1

I have a dataframe in R formatted as shown in the first table below. I would like to merge columns "M1.1," "M1.2," and "M1.3" into a single column "M1" so that entries are on their own rows (id and values in other columns would be repeated) as shown in the second table. What function(s) could I use to accomplish this?

id M1.1 M1.2 M1.3 M2 M3 M4 M5 M6
test a test t test a test y test test t test y test u test w
test s test r test a test h test r test j test j test w test d
id M1 M2 M3 M4 M5 M6
test a test t test test t test y test u test w
test a test a test test t test y test u test w
test a test y test test t test y test u test w
test s test r test r test j test j test w test d
test s test a test r test j test j test w test d
test s test h test r test j test j test w test d
piper180
  • 329
  • 2
  • 12
  • Does this answer your question? [Reshaping data.frame from wide to long format](https://stackoverflow.com/questions/2185252/reshaping-data-frame-from-wide-to-long-format) – Martin Gal Aug 23 '21 at 19:18

2 Answers2

5

We could use pivot_longer:

library(dplyr)
library(tidyr)
df %>% 
    pivot_longer(
        cols = c(M1.1, M1.2, M1.3),
        names_to = "names",
        values_to = "M1"
    ) %>% 
    select(id, M1, M2:M6)
 A tibble: 6 x 7
  id     M1     M2     M3     M4     M5     M6    
  <chr>  <chr>  <chr>  <chr>  <chr>  <chr>  <chr> 
1 test a test t test   test t test y test u test w
2 test a test a test   test t test y test u test w
3 test a test y test   test t test y test u test w
4 test s test r test r test j test j test w test d
5 test s test a test r test j test j test w test d
6 test s test h test r test j test j test w test d

data:

structure(list(id = c("test a", "test s"), M1.1 = c("test t", 
"test r"), M1.2 = c("test a", "test a"), M1.3 = c("test y", "test h"
), M2 = c("test", "test r"), M3 = c("test t", "test j"), M4 = c("test y", 
"test j"), M5 = c("test u", "test w"), M6 = c("test w", "test d"
)), row.names = c(NA, -2L), class = c("tbl_df", "tbl", "data.frame"
))
TarJae
  • 72,363
  • 6
  • 19
  • 66
  • I did it by hand.
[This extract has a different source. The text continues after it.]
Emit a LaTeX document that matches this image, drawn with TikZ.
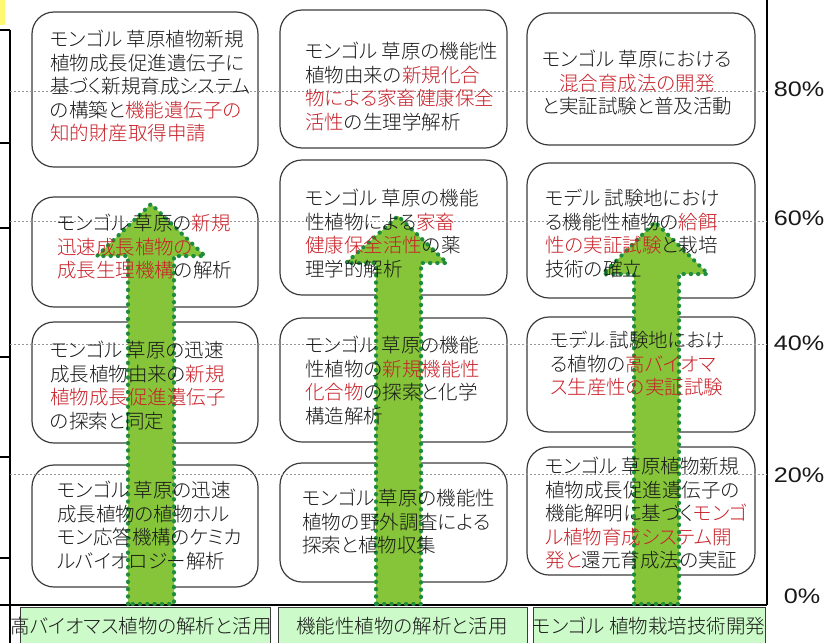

I have added the data for you :-) – TarJae Aug 23 '21 at 19:04
  • @AnoushiravanR Just mark the answer as a solution, it is considered as double upvote. – utubun Aug 23 '21 at 19:09
  • 1
    @AnoushiravanR You could use a `tribble`, but you need some manual effort for this, which is kind of annoying. In this case you could hit the `Edit` button and copy the source of the shown table. Next use `readr::read_delim([COPY-PASTE-CODE-in-""], delim = "|", trim_ws = TRUE)`. Now you just need to remove two columns. – Martin Gal Aug 23 '21 at 19:12
  • 2
    Sorry, I am becoming blind :) Doublevoted! – utubun Aug 23 '21 at 19:12
  • 3
    @AnoushiravanR Best Practice: Wait for some like TarJae to import the data by hand and provide a `dput()`-structure. ;-) – Martin Gal Aug 23 '21 at 19:13
  • @TarJae thank you, seems to be working except for in cases where there are NA's in the data. How would I keep the NA values in this case? For example if column M1.2 had "NA" instead of "test a" in the first row? – piper180 Aug 23 '21 at 19:33
  • It works also with NA. I have tested it. Same code gives: ` id M1 M2 M3 M4 M5 M6 1 test a test t test test t test y test u test w 2 test a NA test test t test y test u test w 3 test a test y test test t test y test u test w 4 test s test r test r test j test j test w test d 5 test s test a test r test j test j test w test d 6 test s test h test r test j test j test w test d` – TarJae Aug 23 '21 at 19:37
  • 1
    @TarJae you're correct, it works great -- my bad! Thanks for the help! – piper180 Aug 23 '21 at 20:00
  • @TarJae, I was able to implement your method on a small dataset, however am running into the following error on my actual dataset: "Error: cannot allocate vector of size 261.5 Mb." Do you have any suggestions on how to accomplish this without running into the memory issue? Thank you. – piper180 Aug 30 '21 at 13:46
  • 1
    @ava. Please have a look here: . My guess is that your new data must be huge? Try to manage with the given answers here and tell me. – TarJae Aug 30 '21 at 14:12
1

Using @TarJae data, and presumably faster data.table:

library(data.table)

dat <- data.table(dat)

melt(dat, , paste('M1', 1:3, sep = '.'), , 'M1')[
  order(id),
  c('id', paste('M', 1:6, sep = ''))
]

#        id     M1     M2     M3     M4     M5     M6
# 1: test a test t   test test t test y test u test w
# 2: test a test a   test test t test y test u test w
# 3: test a test y   test test t test y test u test w
# 4: test s test r test r test j test j test w test d
# 5: test s test a test r test j test j test w test d
# 6: test s test h test r test j test j test w test d
utubun
  • 4,400
  • 1
  • 14
  • 17